Está em curso uma purga aos próprios apoiantes do regime russo  

Durante anos, pessoas que se demonstraram apoiantes de Vladimir Putin e da invasão da Ucrânia prosperaram na Rússia, onde a lealdade e o apoio entusiástico à guerra eram recompensados com influência, prestígio e dinheiro. No entanto, atualmente são alvos da mesma máquina repressiva que ajudaram a legitimar.  

Alguns exemplos são o analista político Sergei Markov, que durante anos saudou Vladimir Putin nos meios de comunicação estrangeiros, e o blogger Roman Alyokhin, que angariou fundos para as tropas russas enquanto espalhava discursos abertamente genocidas sobre a Ucrânia. Ambos foram designados como “agentes estrangeiros”, uma classificação que durante anos serviu para silenciar críticos do regime. Com origens no léxico soviético, esta etiqueta implica restrições financeiras severas e a obrigação de se identificarem publicamente como tal.  

Após ser rotulado de “agente estrangeiro”, Sergei Markov tentou minimizar o caso, classificando-o como “um mal-entendido”. Já Roman Alyokhin recorreu a argumentos usados por defensores dos direitos humanos, dizendo que a lei “viola a Constituição russa” e representa “uma grave violação das liberdades civis”. 

“Primeiro, perseguiram as vozes antiguerra. Agora não há mais nenhuma, e a máquina repressiva não pode ser parada”, diz a cientista política russa Ekaterina Schulmann, citada pelo The Guardian

Já Tatyana Montyan, nascida na Ucrânia e comentadora num canal russo, foi incluída na lista de “terroristas e extremistas” – um rótulo reservado aos considerados inimigos mais perigosos do Kremlin, como os antigos colaboradores de Alexei Navalny.  

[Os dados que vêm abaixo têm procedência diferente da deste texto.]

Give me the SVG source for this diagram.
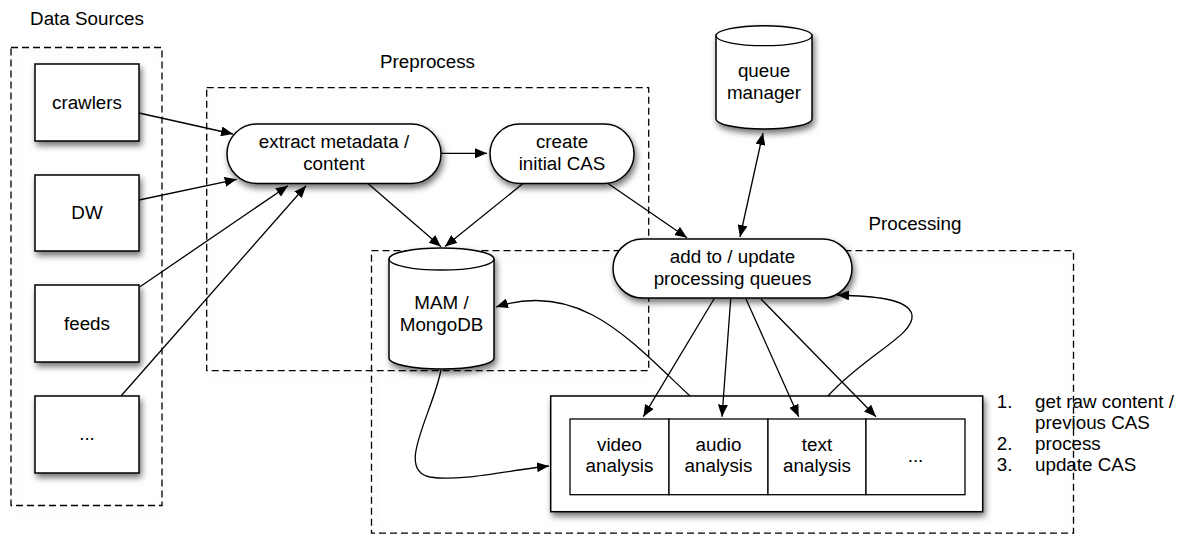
<svg xmlns="http://www.w3.org/2000/svg" width="1181" height="535" viewBox="0 0 1181 535">
<style>
text { font-family: "Liberation Sans", Arial, Helvetica, sans-serif; font-size: 18.8px; fill: #000; }
.c { text-anchor: middle; }
.frame { fill: none; stroke: #000; stroke-width: 1.3; stroke-dasharray: 7 4; }
.node { fill: #fff; stroke: #000; stroke-width: 1.5; }
.cell { fill: #fff; stroke: #000; stroke-width: 1.3; }
.edge { fill: none; stroke: #000; stroke-width: 1.3; }
.arr { marker-end: url(#ah); }
.both { marker-start: url(#ahs); marker-end: url(#ah); }
</style>
<defs>
<filter id="sh" x="-20%" y="-20%" width="150%" height="160%">
<feDropShadow dx="2" dy="4" stdDeviation="3" flood-color="#000" flood-opacity="0.55"/>
</filter>
<filter id="fsh" x="-5%" y="-5%" width="112%" height="112%">
<feDropShadow dx="2" dy="3" stdDeviation="4" flood-color="#000" flood-opacity="0.12"/>
</filter>
<marker id="ah" viewBox="0 0 12 10" refX="12" refY="5" markerWidth="12" markerHeight="10" markerUnits="userSpaceOnUse" orient="auto">
<path d="M0,0 L12,5 L0,10 z" fill="#000"/>
</marker>
<marker id="ahs" viewBox="0 0 12 10" refX="12" refY="5" markerWidth="12" markerHeight="10" markerUnits="userSpaceOnUse" orient="auto-start-reverse">
<path d="M0,0 L12,5 L0,10 z" fill="#000"/>
</marker>
</defs>
<rect width="1181" height="535" fill="#fff"/>

<g id="frame-data-sources">
<rect class="frame" x="11" y="47.5" width="151" height="458" filter="url(#fsh)"/>
<text class="c" x="87" y="24.5">Data Sources</text>
</g>
<g id="frame-preprocess">
<rect class="frame" x="206.7" y="87.7" width="442" height="283" filter="url(#fsh)"/>
<text class="c" x="427.5" y="68">Preprocess</text>
</g>
<g id="frame-processing">
<rect class="frame" x="371.5" y="250.7" width="702" height="282.5" filter="url(#fsh)"/>
<text class="c" x="915" y="230">Processing</text>
</g>

<g id="node-crawlers">
<rect class="node" x="35" y="64" width="104" height="77" filter="url(#sh)"/>
<text class="c" x="87" y="108.5">crawlers</text>
</g>
<g id="node-dw">
<rect class="node" x="35" y="175" width="104" height="76" filter="url(#sh)"/>
<text class="c" x="87" y="218.5">DW</text>
</g>
<g id="node-feeds">
<rect class="node" x="35" y="285" width="104" height="77" filter="url(#sh)"/>
<text class="c" x="87" y="329.5">feeds</text>
</g>
<g id="node-more-sources">
<rect class="node" x="35" y="396" width="104" height="77" filter="url(#sh)"/>
<text class="c" x="87" y="440">...</text>
</g>

<g id="node-extract">
<rect class="node" x="227" y="124" width="214" height="59.5" rx="29.7" filter="url(#sh)"/>
<text class="c" x="334" y="148.3">extract metadata /</text>
<text class="c" x="334" y="170">content</text>
</g>
<g id="node-create-cas">
<rect class="node" x="490" y="124" width="144" height="59.5" rx="29.7" filter="url(#sh)"/>
<text class="c" x="562" y="148.3">create</text>
<text class="c" x="562" y="170">initial CAS</text>
</g>

<g id="node-mam">
<path class="node" d="M389,259 A52.5,11 0 0 1 494,259 L494,358 A52.5,11 0 0 1 389,358 Z" filter="url(#sh)"/>
<path class="edge" d="M389,259 A52.5,11 0 0 0 494,259"/>
<text class="c" x="441.5" y="309.3">MAM /</text>
<text class="c" x="441.5" y="331">MongoDB</text>
</g>

<g id="node-queue-manager">
<path class="node" d="M716,35.7 A48,10 0 0 1 812,35.7 L812,119 A48,10 0 0 1 716,119 Z" filter="url(#sh)"/>
<path class="edge" d="M716,35.7 A48,10 0 0 0 812,35.7"/>
<text class="c" x="764" y="77">queue</text>
<text class="c" x="764" y="99.3">manager</text>
</g>

<g id="node-add-queues">
<rect class="node" x="613" y="239" width="239" height="59" rx="29.5" filter="url(#sh)"/>
<text class="c" x="732.5" y="263.3">add to / update</text>
<text class="c" x="732.5" y="284.5">processing queues</text>
</g>

<g id="node-analysis">
<rect class="node" x="550.7" y="396" width="432" height="115.7" filter="url(#sh)"/>
<rect class="cell" x="570" y="419" width="99" height="75.7"/>
<rect class="cell" x="669" y="419" width="99" height="75.7"/>
<rect class="cell" x="768" y="419" width="98" height="75.7"/>
<rect class="cell" x="866" y="419" width="99" height="75.7"/>
<text class="c" x="619.5" y="450.7">video</text>
<text class="c" x="619.5" y="472.3">analysis</text>
<text class="c" x="718.5" y="450.7">audio</text>
<text class="c" x="718.5" y="472.3">analysis</text>
<text class="c" x="817" y="450.7">text</text>
<text class="c" x="817" y="472.3">analysis</text>
<text class="c" x="915.5" y="461.7">...</text>
</g>

<g id="steps-list">
<text x="996.7" y="407.7">1.</text>
<text x="1035" y="407.7">get raw content /</text>
<text x="1035" y="429.3">previous CAS</text>
<text x="996.7" y="450">2.</text>
<text x="1035" y="450">process</text>
<text x="996.7" y="470.7">3.</text>
<text x="1035" y="470.7">update CAS</text>
</g>

<g id="connectors">
<line class="edge arr" x1="139" y1="113" x2="233" y2="134"/>
<line class="edge arr" x1="139" y1="200" x2="236.7" y2="179.3"/>
<line class="edge arr" x1="140" y1="286.7" x2="288" y2="185.7"/>
<line class="edge arr" x1="121" y1="396" x2="306" y2="185.7"/>
<line class="edge arr" x1="441" y1="153.3" x2="487" y2="153.3"/>
<line class="edge arr" x1="368" y1="183.5" x2="441" y2="246.7"/>
<line class="edge arr" x1="523" y1="183.5" x2="445" y2="246.5"/>
<line class="edge arr" x1="607.7" y1="183.3" x2="687" y2="237.7"/>
<line class="edge both" x1="740" y1="237" x2="763" y2="133"/>
<line class="edge arr" x1="714" y1="299" x2="643.3" y2="416.7"/>
<line class="edge arr" x1="730.7" y1="299" x2="722" y2="416.7"/>
<line class="edge arr" x1="746" y1="299" x2="798.7" y2="416.7"/>
<line class="edge arr" x1="761" y1="299" x2="876" y2="416.7"/>
<path class="edge arr" d="M690,396 C630,340 580,280 496,307"/>
<path class="edge arr" d="M828,396 C865,355 915,335 912,315 C909,298 870,296 837,295"/>
<path class="edge arr" d="M441,370 C432,415 395,470 430,477 C460,482 510,470 549,466"/>
</g>
</svg>
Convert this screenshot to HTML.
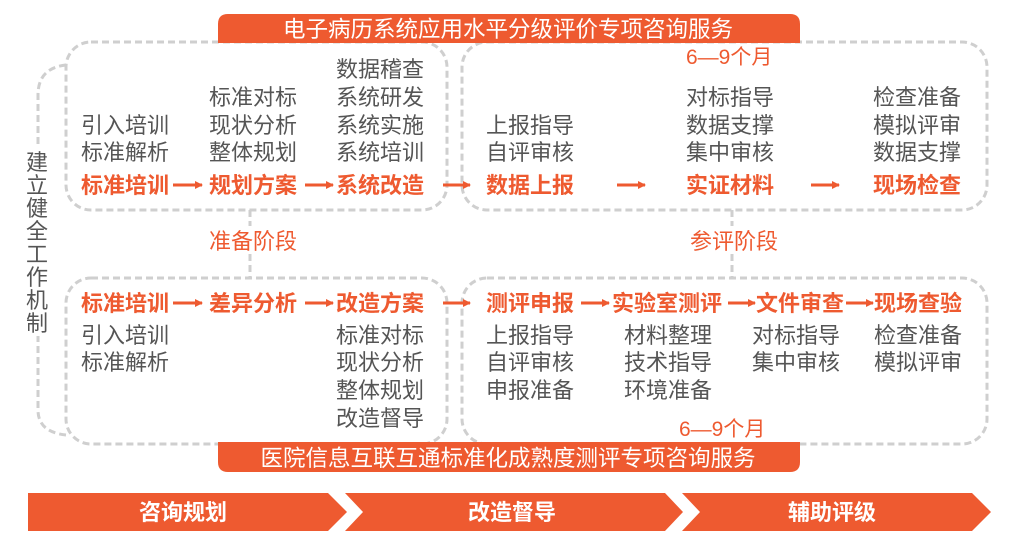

Segundo especialistas, estes casos ilustram uma nova tendência em que o sistema russo está a purgar os seus próprios apoiantes, à medida que rivais dentro do regime se viram uns contra os outros. Moscovo não deu qualquer explicação oficial para as medidas de repressão e cada caso parece ter sido desencadeado de forma diferente. 

Roman Alyokhin e Tatyana Montyan foram acusados de desvio de fundos destinados às forças militares russas, após exibirem sinais de riqueza nas redes sociais. Sergei Markov, que é conhecido por manter laços com as elites políticas do Azerbaijão, terá caído em desgraça depois de as relações entre Moscovo e Baku se terem deteriorado drasticamente. 

Contudo, para além destes incidentes isolados, os analistas detetam uma fratura mais profunda, descrita por Ekaterina Schulmann como um conflito interno, uma disputa entre dois blocos: os “lealistas”, propagandistas veteranos ligados ao Ministério da Defesa e ao Kremlin; e os “militaristas” ou “bloggers Z”, um movimento popular de ultranacionalismo e do fervor pró-guerra.  

Este último grupo, composto por centenas de bloggers e voluntários, emergiu em 2022, quando o exército russo revelou falhas logísticas graves. Angariaram fundos, compraram drones e equipamentos e levaram mantimentos à linha da frente. A sua autonomia crescente acabou por despertar desconfiança por parte de Moscovo, que apoiou ataques ao grupo. 

“As autocracias temem qualquer forma de mobilização civil”, explica a cientista política. “Mesmo um movimento pró-guerra pode ser visto como uma ameaça”. O Kremlin já havia reprimido vozes do mesmo campo, como o comentador de extrema-direita Igor Girkin, que foi preso em 2024. 

A disputa por dinheiro também se tornou um fator de tensão. “No fundo, é uma batalha pelos recursos”, observa o investigador Ivan Philippov, que explica que Vladimir Solovyov, propagandista e figura central entre os “lealistas”, liderou a ofensiva contra bloggers e voluntários independentes, alegadamente irritado com o facto de muitos conseguirem angariar mais fundos do que a sua própria instituição do estado. 

É “curioso ver como aqueles que nunca se opuseram à prisão de liberais descobrirem, de repente, que a justiça na Rússia é seletiva, literalmente qualquer pessoa pode ser presa sem motivo”, comentou Ivan Philippov, recordando o eco das purgas estalinistas que também atingiram os seus seguidores mais fiéis. 

“O aparelho repressivo russo tem de continuar a funcionar. A máquina precisa de se alimentar a si própria”, referiu Ekaterina Schulmann. Para a cientista política russa, é apenas o início e devem seguir-se mais detenções – com a oposição silenciada ou exilada, o regime precisa de novos alvos.